▶ Task to complete: From the first line of the data below through the line holding "line=dict(color=c, width=w, dash=d), showlegend=False))", output each line exactly and leave the pictures out.

** start **

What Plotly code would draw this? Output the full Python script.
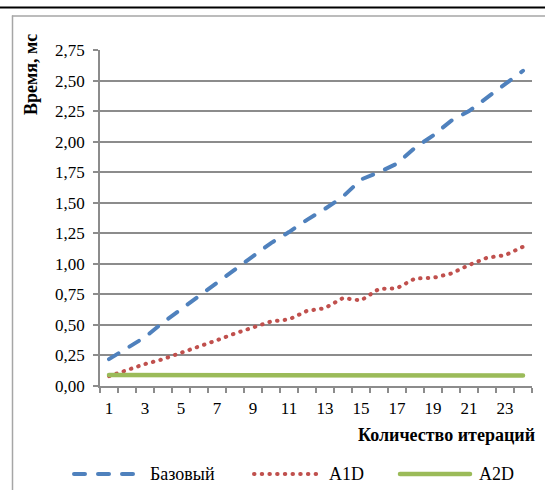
import plotly.graph_objects as go

# ---- data ----
categories = [1, 2, 3, 4, 5, 6, 7, 8, 9, 10, 11, 12,
              13, 14, 15, 16, 17, 18, 19, 20, 21, 22, 23, 24]
tick_labels = ["1", "3", "5", "7", "9", "11", "13", "15", "17", "19", "21", "23"]
tick_positions = [1, 3, 5, 7, 9, 11, 13, 15, 17, 19, 21, 23]
series_names = ["Базовый", "A1D", "A2D"]
base_vals = [0.22, 0.31, 0.40, 0.52, 0.63, 0.735, 0.84, 0.955, 1.06, 1.17, 1.26, 1.36,
             1.45, 1.55, 1.69, 1.75, 1.82, 1.95, 2.05, 2.17, 2.25, 2.36, 2.46, 2.58]
a1d_vals = [0.08, 0.13, 0.18, 0.22, 0.27, 0.325, 0.375, 0.43, 0.48, 0.528, 0.545, 0.615,
            0.637, 0.72, 0.70, 0.795, 0.80, 0.88, 0.885, 0.92, 0.99, 1.05, 1.07, 1.14]
a2d_vals = [0.09, 0.09, 0.09, 0.085, 0.085, 0.09, 0.09, 0.09, 0.085, 0.09, 0.085, 0.085,
            0.09, 0.085, 0.085, 0.085, 0.09, 0.09, 0.085, 0.085, 0.085, 0.085, 0.085, 0.085]
y_ticks = [0, 0.25, 0.5, 0.75, 1.0, 1.25, 1.5, 1.75, 2.0, 2.25, 2.5, 2.75]
x_title = "Количество итераций"
y_title = "Время, мс"

# ---- styles ----
W, H = 545, 490
ML, MR, MT, MB = 100, 13, 50, 104
PW, PH = W - ML - MR, H - MT - MB
FONT = "Liberation Serif"
GRID = "#8c8c8c"
colors = ["#4F81BD", "#C0504D", "#9BBB59"]
dashes = ["11px,13px", "0.5px,7.2px", "solid"]
widths = [4, 4, 4.5]


def px(x):
    return (x - ML) / PW


def py(y):
    return (H - MB - y) / PH


fig = go.Figure()
for name, vals, c, d, w in zip(series_names, [base_vals, a1d_vals, a2d_vals], colors, dashes, widths):
    fig.add_trace(go.Scatter(x=categories, y=vals, mode="lines", name=name,
                             line=dict(color=c, width=w, dash=d), showlegend=False))

shapes = [
    # outer frame
    dict(type="line", xref="paper", yref="paper", x0=px(0), x1=px(W), y0=py(7.5), y1=py(7.5),
         line=dict(color="#000000", width=2)),
    dict(type="line", xref="paper", yref="paper", x0=px(12.5), x1=px(W), y0=py(16), y1=py(16),
         line=dict(color="#a6a6a6", width=1.5)),
    dict(type="line", xref="paper", yref="paper", x0=px(12.5), x1=px(12.5), y0=py(16), y1=py(H),
         line=dict(color="#a6a6a6", width=1.5)),
]

# custom legend
leg_y = 474
leg_items = [(74, 140, 148), (254, 320, 327), (400, 470, 477)]
annotations = []
for (x0, x1, tx), name, c, d, w in zip(leg_items, series_names, colors, dashes, widths):
    shapes.append(dict(type="line", xref="paper", yref="paper", x0=px(x0), x1=px(x1),
                       y0=py(leg_y), y1=py(leg_y), line=dict(color=c, width=w, dash=d)))
    annotations.append(dict(text=name, xref="paper", yref="paper", x=px(tx), y=py(leg_y),
                            xanchor="left", yanchor="middle", showarrow=False,
                            font=dict(family=FONT, size=18, color="#000")))

annotations.append(dict(text="<b>%s</b>" % x_title, xref="paper", yref="paper",
                        x=px(537), y=py(435), xanchor="right", yanchor="middle",
                        showarrow=False, font=dict(family=FONT, size=18, color="#000")))
annotations.append(dict(text="<b>%s</b>" % y_title, xref="paper", yref="paper",
                        x=px(31), y=py(75), xanchor="center", yanchor="middle",
                        textangle=-90, showarrow=False,
                        font=dict(family=FONT, size=18, color="#000")))

fig.update_layout(
    width=W, height=H,
    margin=dict(l=ML, r=MR, t=MT, b=MB, autoexpand=False),
    paper_bgcolor="white", plot_bgcolor="white",
    separators=", ",
    showlegend=False,
    shapes=shapes,
    annotations=annotations,
    font=dict(family=FONT, size=17, color="#000"),
)
fig.update_xaxes(
    range=[0.5, 24.5], tickmode="array", tickvals=tick_positions, ticktext=tick_labels,
    ticks="", showgrid=False, zeroline=False, automargin=False,
    showline=True, linecolor=GRID, linewidth=1.5,
    ticklabelstandoff=6,
    minor=dict(tickmode="linear", tick0=0.5, dtick=1, ticks="outside", ticklen=5,
               tickcolor=GRID, tickwidth=1.5, showgrid=False),
    tickfont=dict(family=FONT, size=17, color="#000"),
)
fig.update_yaxes(
    range=[0, 2.75], tickmode="array", tickvals=y_ticks, tickformat=".2f",
    ticks="outside", ticklen=5, tickcolor=GRID, tickwidth=1.5,
    showgrid=True, gridcolor=GRID, gridwidth=1.5, zeroline=False, automargin=False,
    showline=True, linecolor=GRID, linewidth=1.5,
    ticklabelstandoff=5,
    tickfont=dict(family=FONT, size=17, color="#000"),
)

post = (
    "document.body.style.margin='0';document.body.style.overflow='hidden';"
    "var gd=document.getElementById('{plot_id}');"
    "function rc(){gd.querySelectorAll('.scatterlayer .js-line, .shapelayer path')"
    ".forEach(function(p){p.style.strokeLinecap='round';});}"
    "rc();gd.on('plotly_afterplot',rc);"
)
fig.write_html("out.html", post_script=post, config={"displayModeBar": False})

** end **

▶ Task output:
What Plotly code would draw this? Output the full Python script.
import plotly.graph_objects as go

# ---- data ----
categories = [1, 2, 3, 4, 5, 6, 7, 8, 9, 10, 11, 12,
              13, 14, 15, 16, 17, 18, 19, 20, 21, 22, 23, 24]
tick_labels = ["1", "3", "5", "7", "9", "11", "13", "15", "17", "19", "21", "23"]
tick_positions = [1, 3, 5, 7, 9, 11, 13, 15, 17, 19, 21, 23]
series_names = ["Базовый", "A1D", "A2D"]
base_vals = [0.22, 0.31, 0.40, 0.52, 0.63, 0.735, 0.84, 0.955, 1.06, 1.17, 1.26, 1.36,
             1.45, 1.55, 1.69, 1.75, 1.82, 1.95, 2.05, 2.17, 2.25, 2.36, 2.46, 2.58]
a1d_vals = [0.08, 0.13, 0.18, 0.22, 0.27, 0.325, 0.375, 0.43, 0.48, 0.528, 0.545, 0.615,
            0.637, 0.72, 0.70, 0.795, 0.80, 0.88, 0.885, 0.92, 0.99, 1.05, 1.07, 1.14]
a2d_vals = [0.09, 0.09, 0.09, 0.085, 0.085, 0.09, 0.09, 0.09, 0.085, 0.09, 0.085, 0.085,
            0.09, 0.085, 0.085, 0.085, 0.09, 0.09, 0.085, 0.085, 0.085, 0.085, 0.085, 0.085]
y_ticks = [0, 0.25, 0.5, 0.75, 1.0, 1.25, 1.5, 1.75, 2.0, 2.25, 2.5, 2.75]
x_title = "Количество итераций"
y_title = "Время, мс"

# ---- styles ----
W, H = 545, 490
ML, MR, MT, MB = 100, 13, 50, 104
PW, PH = W - ML - MR, H - MT - MB
FONT = "Liberation Serif"
GRID = "#8c8c8c"
colors = ["#4F81BD", "#C0504D", "#9BBB59"]
dashes = ["11px,13px", "0.5px,7.2px", "solid"]
widths = [4, 4, 4.5]


def px(x):
    return (x - ML) / PW


def py(y):
    return (H - MB - y) / PH


fig = go.Figure()
for name, vals, c, d, w in zip(series_names, [base_vals, a1d_vals, a2d_vals], colors, dashes, widths):
    fig.add_trace(go.Scatter(x=categories, y=vals, mode="lines", name=name,
                             line=dict(color=c, width=w, dash=d), showlegend=False))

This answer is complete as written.